Records from a data source:
■ ■ ■ ■

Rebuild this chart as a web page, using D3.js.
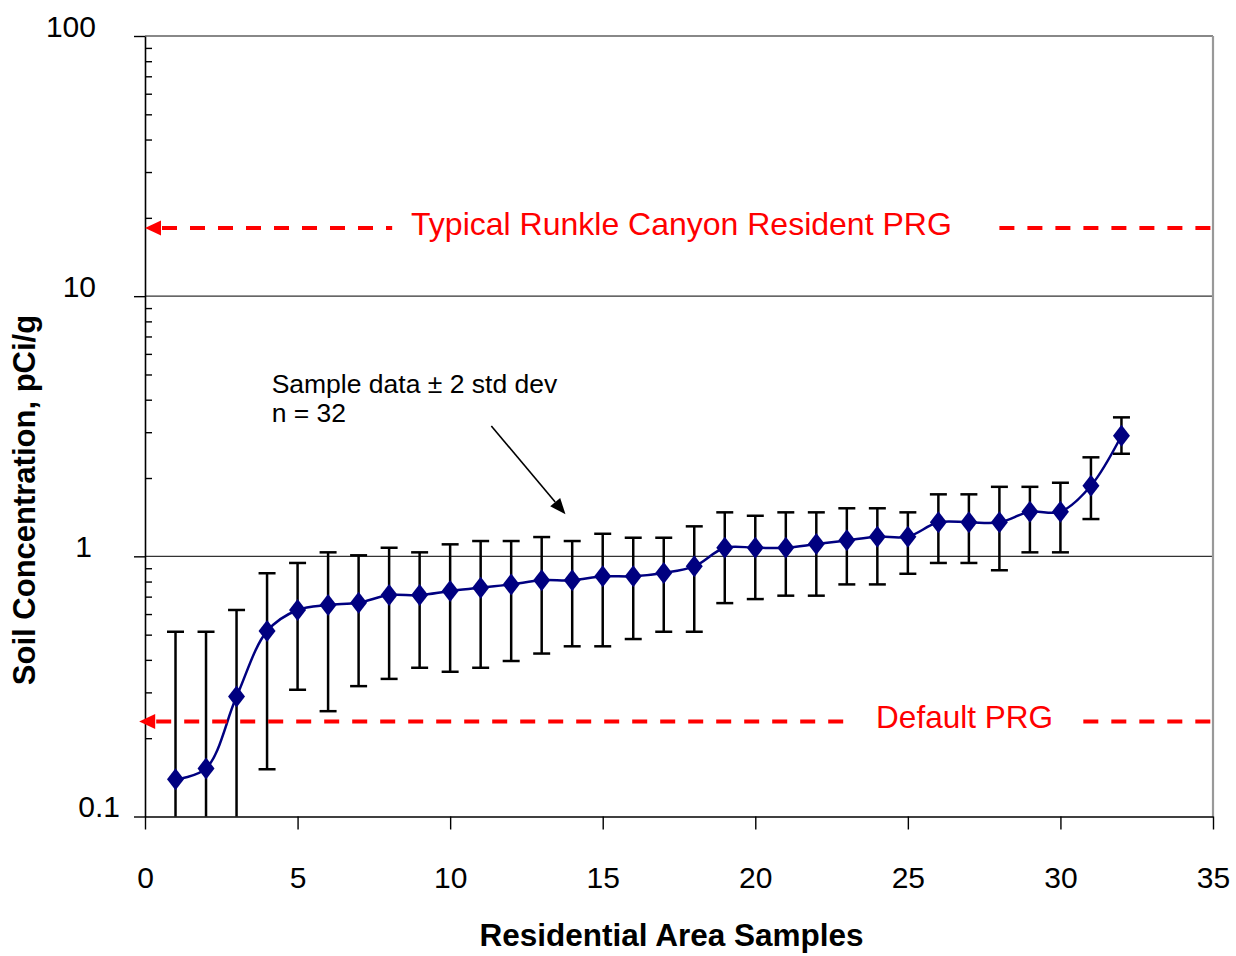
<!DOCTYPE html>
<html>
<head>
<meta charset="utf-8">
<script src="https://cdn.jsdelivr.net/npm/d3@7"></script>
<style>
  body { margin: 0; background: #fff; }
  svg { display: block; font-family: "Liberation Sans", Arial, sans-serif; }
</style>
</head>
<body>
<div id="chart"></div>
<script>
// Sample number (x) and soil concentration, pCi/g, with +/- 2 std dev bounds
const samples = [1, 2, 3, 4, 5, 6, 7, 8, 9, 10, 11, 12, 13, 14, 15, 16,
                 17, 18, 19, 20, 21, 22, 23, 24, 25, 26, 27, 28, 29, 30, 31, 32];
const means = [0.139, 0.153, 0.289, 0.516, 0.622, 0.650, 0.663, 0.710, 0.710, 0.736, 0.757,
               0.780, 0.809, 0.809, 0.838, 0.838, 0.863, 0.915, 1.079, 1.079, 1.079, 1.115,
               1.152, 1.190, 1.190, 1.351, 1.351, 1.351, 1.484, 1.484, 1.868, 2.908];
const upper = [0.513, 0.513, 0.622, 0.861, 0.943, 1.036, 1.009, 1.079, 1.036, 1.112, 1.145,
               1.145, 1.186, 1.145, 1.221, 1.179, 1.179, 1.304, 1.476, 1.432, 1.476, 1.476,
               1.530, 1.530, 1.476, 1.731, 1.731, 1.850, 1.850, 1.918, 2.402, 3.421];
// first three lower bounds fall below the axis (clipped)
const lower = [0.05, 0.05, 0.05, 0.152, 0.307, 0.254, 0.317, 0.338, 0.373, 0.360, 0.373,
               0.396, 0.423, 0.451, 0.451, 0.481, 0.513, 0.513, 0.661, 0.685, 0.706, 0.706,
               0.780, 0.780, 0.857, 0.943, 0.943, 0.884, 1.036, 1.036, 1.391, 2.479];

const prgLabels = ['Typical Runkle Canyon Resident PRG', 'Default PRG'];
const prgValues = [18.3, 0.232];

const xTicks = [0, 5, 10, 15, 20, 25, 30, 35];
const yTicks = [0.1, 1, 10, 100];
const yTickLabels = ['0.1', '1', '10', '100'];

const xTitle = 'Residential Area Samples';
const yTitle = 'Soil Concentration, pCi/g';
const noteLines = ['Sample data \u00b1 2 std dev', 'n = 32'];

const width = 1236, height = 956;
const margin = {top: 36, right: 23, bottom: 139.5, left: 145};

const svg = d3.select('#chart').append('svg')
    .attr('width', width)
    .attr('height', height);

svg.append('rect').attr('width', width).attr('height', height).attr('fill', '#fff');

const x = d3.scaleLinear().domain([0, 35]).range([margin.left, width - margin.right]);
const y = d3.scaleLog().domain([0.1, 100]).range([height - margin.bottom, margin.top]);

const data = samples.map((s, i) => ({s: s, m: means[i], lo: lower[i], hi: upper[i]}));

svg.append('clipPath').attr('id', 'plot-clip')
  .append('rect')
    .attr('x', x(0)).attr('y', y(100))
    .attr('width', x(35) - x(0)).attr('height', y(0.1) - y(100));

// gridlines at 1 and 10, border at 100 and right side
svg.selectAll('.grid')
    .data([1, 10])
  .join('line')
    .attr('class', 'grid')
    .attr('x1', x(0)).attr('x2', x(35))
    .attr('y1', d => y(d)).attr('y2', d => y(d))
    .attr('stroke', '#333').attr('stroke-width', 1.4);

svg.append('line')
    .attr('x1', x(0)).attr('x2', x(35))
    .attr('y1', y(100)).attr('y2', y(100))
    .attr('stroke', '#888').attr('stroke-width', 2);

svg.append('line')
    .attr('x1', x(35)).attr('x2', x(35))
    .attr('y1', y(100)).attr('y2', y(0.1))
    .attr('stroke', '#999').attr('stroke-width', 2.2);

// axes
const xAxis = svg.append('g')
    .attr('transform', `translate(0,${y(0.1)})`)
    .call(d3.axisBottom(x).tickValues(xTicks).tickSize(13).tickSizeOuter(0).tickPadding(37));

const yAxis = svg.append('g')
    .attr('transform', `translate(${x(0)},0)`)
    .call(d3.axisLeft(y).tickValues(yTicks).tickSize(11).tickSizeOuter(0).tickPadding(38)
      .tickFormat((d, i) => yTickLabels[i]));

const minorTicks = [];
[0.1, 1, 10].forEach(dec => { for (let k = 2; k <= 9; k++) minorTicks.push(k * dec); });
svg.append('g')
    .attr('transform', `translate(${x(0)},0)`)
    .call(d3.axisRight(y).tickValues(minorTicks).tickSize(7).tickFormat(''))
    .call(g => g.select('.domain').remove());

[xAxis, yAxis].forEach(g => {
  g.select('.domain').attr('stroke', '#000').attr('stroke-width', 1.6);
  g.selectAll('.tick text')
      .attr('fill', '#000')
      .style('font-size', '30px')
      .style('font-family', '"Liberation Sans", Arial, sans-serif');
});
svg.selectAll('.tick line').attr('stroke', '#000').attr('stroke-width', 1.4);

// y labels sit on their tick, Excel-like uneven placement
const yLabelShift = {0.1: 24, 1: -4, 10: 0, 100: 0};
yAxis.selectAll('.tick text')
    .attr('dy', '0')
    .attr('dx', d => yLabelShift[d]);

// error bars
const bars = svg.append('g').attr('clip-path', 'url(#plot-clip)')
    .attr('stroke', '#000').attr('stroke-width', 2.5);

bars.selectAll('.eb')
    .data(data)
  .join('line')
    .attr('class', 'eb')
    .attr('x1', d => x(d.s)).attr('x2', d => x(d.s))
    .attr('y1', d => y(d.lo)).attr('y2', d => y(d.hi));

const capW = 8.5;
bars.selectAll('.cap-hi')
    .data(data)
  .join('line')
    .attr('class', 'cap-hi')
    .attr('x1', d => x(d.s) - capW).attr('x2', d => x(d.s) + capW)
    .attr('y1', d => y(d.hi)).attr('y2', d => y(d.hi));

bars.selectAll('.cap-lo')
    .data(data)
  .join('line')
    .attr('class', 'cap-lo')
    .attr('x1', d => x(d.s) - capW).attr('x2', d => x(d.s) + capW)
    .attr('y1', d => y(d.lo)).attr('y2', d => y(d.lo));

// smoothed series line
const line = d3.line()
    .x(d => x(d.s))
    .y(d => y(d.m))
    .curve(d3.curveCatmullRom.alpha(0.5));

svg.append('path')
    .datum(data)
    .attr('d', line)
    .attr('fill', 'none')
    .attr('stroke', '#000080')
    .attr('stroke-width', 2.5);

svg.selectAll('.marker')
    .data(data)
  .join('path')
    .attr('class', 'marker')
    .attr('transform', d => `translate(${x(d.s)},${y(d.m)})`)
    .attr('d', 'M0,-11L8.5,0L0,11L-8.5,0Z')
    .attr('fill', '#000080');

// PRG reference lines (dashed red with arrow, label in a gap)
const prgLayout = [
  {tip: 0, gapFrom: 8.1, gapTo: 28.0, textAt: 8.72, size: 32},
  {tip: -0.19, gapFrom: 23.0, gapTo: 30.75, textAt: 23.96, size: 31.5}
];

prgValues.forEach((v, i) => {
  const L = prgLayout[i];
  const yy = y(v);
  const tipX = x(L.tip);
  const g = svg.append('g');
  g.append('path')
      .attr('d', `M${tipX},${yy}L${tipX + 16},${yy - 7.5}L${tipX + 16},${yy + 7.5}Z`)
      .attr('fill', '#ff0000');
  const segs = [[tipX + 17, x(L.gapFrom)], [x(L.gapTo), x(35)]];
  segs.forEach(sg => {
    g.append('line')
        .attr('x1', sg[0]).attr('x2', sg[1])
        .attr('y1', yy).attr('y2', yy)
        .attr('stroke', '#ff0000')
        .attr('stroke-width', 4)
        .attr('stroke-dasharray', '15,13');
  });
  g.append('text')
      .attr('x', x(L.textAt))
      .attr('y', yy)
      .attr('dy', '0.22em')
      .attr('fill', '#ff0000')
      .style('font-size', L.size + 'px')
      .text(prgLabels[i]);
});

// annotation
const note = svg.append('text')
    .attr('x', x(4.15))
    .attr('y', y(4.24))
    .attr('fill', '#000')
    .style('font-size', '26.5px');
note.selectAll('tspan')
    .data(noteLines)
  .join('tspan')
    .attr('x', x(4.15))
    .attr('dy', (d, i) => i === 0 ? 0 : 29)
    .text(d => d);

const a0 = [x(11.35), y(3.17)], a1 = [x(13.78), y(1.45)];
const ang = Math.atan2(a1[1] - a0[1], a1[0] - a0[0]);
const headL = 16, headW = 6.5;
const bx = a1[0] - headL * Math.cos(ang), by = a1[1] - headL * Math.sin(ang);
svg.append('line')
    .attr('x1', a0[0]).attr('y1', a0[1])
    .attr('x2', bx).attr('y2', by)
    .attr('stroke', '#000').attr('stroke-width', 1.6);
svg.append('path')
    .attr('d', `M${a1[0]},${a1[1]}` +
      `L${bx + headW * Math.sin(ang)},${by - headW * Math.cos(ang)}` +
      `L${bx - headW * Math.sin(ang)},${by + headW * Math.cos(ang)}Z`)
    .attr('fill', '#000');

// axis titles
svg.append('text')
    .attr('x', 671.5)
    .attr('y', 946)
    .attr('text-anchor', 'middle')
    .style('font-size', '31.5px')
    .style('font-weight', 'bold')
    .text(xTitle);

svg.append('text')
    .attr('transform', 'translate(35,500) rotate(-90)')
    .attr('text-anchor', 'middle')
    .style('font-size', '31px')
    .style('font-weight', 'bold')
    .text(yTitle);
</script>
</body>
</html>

■ ■ ■ ■

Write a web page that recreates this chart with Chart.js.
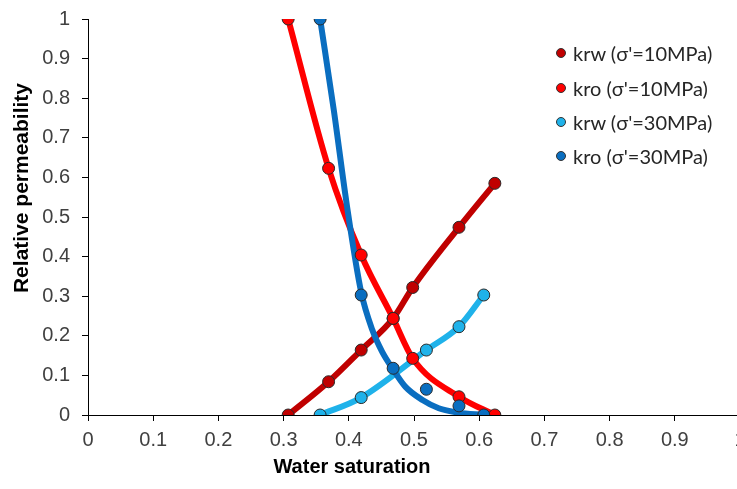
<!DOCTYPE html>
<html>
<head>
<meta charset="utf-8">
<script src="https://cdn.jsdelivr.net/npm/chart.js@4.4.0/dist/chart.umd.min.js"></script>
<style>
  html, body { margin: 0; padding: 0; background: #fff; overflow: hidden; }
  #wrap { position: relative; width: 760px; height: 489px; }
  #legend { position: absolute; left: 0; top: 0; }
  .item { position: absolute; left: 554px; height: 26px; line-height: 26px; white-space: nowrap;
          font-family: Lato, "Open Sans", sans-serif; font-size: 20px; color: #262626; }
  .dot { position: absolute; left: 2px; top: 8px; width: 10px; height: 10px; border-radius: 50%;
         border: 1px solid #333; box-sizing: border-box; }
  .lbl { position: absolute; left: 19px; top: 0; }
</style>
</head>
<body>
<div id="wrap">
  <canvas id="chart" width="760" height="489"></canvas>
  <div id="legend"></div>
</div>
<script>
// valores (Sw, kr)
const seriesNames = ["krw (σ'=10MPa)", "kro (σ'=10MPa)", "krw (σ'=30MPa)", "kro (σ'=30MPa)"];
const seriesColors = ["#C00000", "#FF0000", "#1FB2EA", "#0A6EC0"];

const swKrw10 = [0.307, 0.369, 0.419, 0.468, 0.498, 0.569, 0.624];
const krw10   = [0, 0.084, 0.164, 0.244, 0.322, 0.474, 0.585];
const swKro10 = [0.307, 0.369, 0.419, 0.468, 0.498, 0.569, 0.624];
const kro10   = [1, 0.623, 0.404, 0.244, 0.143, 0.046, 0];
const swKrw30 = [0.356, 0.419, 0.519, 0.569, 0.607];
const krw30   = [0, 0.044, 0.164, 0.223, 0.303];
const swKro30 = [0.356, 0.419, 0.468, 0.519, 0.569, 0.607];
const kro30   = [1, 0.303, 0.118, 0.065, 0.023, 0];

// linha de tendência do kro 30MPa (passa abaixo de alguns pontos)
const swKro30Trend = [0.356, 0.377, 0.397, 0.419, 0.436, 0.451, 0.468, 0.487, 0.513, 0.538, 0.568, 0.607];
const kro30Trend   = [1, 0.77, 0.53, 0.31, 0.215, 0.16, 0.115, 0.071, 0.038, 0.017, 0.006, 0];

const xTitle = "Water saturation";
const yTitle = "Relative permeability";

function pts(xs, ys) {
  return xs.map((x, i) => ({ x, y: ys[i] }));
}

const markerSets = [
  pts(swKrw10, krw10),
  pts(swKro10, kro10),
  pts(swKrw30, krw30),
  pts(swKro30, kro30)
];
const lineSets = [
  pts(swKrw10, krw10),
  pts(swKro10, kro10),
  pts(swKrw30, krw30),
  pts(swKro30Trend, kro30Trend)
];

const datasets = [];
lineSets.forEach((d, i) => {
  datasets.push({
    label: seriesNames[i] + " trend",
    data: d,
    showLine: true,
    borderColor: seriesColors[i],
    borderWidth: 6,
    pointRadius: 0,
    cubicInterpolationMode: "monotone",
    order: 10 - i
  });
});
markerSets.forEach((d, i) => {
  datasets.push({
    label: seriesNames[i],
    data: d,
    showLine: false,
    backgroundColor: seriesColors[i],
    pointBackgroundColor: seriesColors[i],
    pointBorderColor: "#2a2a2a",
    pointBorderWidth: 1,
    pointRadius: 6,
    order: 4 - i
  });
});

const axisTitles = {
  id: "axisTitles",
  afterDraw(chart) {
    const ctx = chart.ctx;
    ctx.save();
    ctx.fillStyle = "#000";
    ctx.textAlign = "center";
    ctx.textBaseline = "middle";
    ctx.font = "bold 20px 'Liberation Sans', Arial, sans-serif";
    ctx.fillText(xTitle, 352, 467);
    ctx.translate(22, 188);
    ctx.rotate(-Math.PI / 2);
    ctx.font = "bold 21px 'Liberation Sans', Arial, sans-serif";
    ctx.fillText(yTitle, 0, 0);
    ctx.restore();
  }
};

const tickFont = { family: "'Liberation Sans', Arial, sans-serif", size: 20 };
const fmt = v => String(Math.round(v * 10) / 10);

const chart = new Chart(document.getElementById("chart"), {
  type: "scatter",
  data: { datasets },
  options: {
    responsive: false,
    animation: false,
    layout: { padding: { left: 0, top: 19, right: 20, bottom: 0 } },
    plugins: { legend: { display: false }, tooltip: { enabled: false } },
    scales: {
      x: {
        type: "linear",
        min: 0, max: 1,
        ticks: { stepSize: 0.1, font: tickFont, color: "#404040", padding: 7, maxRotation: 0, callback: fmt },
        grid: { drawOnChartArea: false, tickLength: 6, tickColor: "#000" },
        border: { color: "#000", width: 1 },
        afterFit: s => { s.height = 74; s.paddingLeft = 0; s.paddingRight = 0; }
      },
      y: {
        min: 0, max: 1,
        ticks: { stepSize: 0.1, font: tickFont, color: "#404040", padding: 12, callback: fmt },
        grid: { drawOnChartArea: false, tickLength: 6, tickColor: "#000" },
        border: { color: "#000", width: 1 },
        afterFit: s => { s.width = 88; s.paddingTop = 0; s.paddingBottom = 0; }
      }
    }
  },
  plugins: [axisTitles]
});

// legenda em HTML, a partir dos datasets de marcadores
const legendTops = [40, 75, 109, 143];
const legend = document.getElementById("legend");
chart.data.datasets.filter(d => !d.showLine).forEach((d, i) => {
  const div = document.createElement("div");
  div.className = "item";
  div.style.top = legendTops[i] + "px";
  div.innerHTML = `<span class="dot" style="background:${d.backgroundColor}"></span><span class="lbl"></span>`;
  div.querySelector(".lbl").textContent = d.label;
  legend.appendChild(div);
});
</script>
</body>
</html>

■ ■ ■ ■

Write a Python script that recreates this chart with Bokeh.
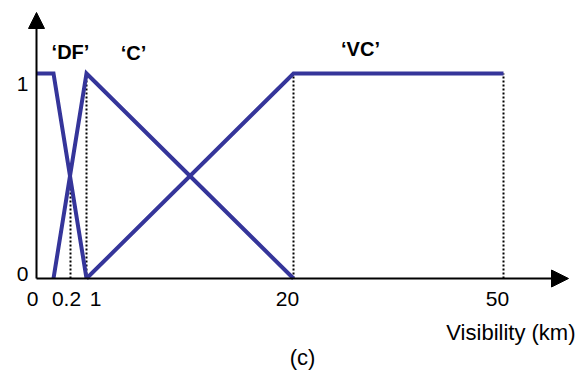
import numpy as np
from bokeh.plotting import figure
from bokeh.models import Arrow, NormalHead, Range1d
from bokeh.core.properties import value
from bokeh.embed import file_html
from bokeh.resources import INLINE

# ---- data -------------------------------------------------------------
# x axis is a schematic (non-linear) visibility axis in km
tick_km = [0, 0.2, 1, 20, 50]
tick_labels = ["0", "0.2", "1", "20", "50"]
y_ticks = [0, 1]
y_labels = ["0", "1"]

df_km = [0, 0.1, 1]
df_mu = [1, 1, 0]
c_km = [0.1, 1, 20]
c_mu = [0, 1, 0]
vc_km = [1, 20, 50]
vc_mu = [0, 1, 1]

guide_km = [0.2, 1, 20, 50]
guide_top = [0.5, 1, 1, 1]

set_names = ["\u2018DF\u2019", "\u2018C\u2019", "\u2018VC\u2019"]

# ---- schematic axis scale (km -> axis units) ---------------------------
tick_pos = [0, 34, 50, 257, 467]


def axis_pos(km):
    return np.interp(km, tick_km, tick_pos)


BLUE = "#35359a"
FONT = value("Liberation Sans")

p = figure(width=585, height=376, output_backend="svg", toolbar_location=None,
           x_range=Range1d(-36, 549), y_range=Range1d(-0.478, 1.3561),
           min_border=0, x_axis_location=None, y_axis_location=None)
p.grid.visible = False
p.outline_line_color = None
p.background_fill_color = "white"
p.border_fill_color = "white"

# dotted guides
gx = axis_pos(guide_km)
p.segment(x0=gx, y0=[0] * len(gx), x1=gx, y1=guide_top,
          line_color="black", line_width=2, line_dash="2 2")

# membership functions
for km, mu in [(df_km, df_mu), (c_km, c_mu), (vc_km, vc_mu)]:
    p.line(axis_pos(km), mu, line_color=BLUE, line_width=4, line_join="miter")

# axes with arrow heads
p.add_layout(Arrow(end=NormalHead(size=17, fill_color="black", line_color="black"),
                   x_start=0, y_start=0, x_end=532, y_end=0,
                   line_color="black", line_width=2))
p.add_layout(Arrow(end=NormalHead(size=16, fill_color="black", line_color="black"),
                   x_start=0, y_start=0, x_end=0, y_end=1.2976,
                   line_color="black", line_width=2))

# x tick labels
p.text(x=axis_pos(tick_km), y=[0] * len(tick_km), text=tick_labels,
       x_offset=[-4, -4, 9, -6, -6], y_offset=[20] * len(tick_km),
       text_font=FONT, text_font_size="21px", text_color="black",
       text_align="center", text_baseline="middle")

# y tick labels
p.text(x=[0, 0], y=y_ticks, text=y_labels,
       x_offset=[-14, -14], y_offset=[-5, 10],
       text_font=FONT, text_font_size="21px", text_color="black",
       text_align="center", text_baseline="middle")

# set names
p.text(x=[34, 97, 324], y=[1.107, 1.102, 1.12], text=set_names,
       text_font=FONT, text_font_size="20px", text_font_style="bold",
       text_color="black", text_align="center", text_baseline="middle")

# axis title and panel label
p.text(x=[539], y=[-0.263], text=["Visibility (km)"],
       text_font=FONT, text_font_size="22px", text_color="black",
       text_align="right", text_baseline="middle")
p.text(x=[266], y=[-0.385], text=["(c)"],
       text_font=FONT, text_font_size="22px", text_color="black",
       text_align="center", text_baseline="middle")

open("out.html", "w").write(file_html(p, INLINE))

■ ■ ■ ■

Extract exactly, and only, the lines from the one with "Write a web" to the one with "0.065, 0.023, 0];", both ends counted. Leave the images behind.

Write a web page that recreates this chart with Chart.js.
<!DOCTYPE html>
<html>
<head>
<meta charset="utf-8">
<script src="https://cdn.jsdelivr.net/npm/chart.js@4.4.0/dist/chart.umd.min.js"></script>
<style>
  html, body { margin: 0; padding: 0; background: #fff; overflow: hidden; }
  #wrap { position: relative; width: 760px; height: 489px; }
  #legend { position: absolute; left: 0; top: 0; }
  .item { position: absolute; left: 554px; height: 26px; line-height: 26px; white-space: nowrap;
          font-family: Lato, "Open Sans", sans-serif; font-size: 20px; color: #262626; }
  .dot { position: absolute; left: 2px; top: 8px; width: 10px; height: 10px; border-radius: 50%;
         border: 1px solid #333; box-sizing: border-box; }
  .lbl { position: absolute; left: 19px; top: 0; }
</style>
</head>
<body>
<div id="wrap">
  <canvas id="chart" width="760" height="489"></canvas>
  <div id="legend"></div>
</div>
<script>
// valores (Sw, kr)
const seriesNames = ["krw (σ'=10MPa)", "kro (σ'=10MPa)", "krw (σ'=30MPa)", "kro (σ'=30MPa)"];
const seriesColors = ["#C00000", "#FF0000", "#1FB2EA", "#0A6EC0"];

const swKrw10 = [0.307, 0.369, 0.419, 0.468, 0.498, 0.569, 0.624];
const krw10   = [0, 0.084, 0.164, 0.244, 0.322, 0.474, 0.585];
const swKro10 = [0.307, 0.369, 0.419, 0.468, 0.498, 0.569, 0.624];
const kro10   = [1, 0.623, 0.404, 0.244, 0.143, 0.046, 0];
const swKrw30 = [0.356, 0.419, 0.519, 0.569, 0.607];
const krw30   = [0, 0.044, 0.164, 0.223, 0.303];
const swKro30 = [0.356, 0.419, 0.468, 0.519, 0.569, 0.607];
const kro30   = [1, 0.303, 0.118, 0.065, 0.023, 0];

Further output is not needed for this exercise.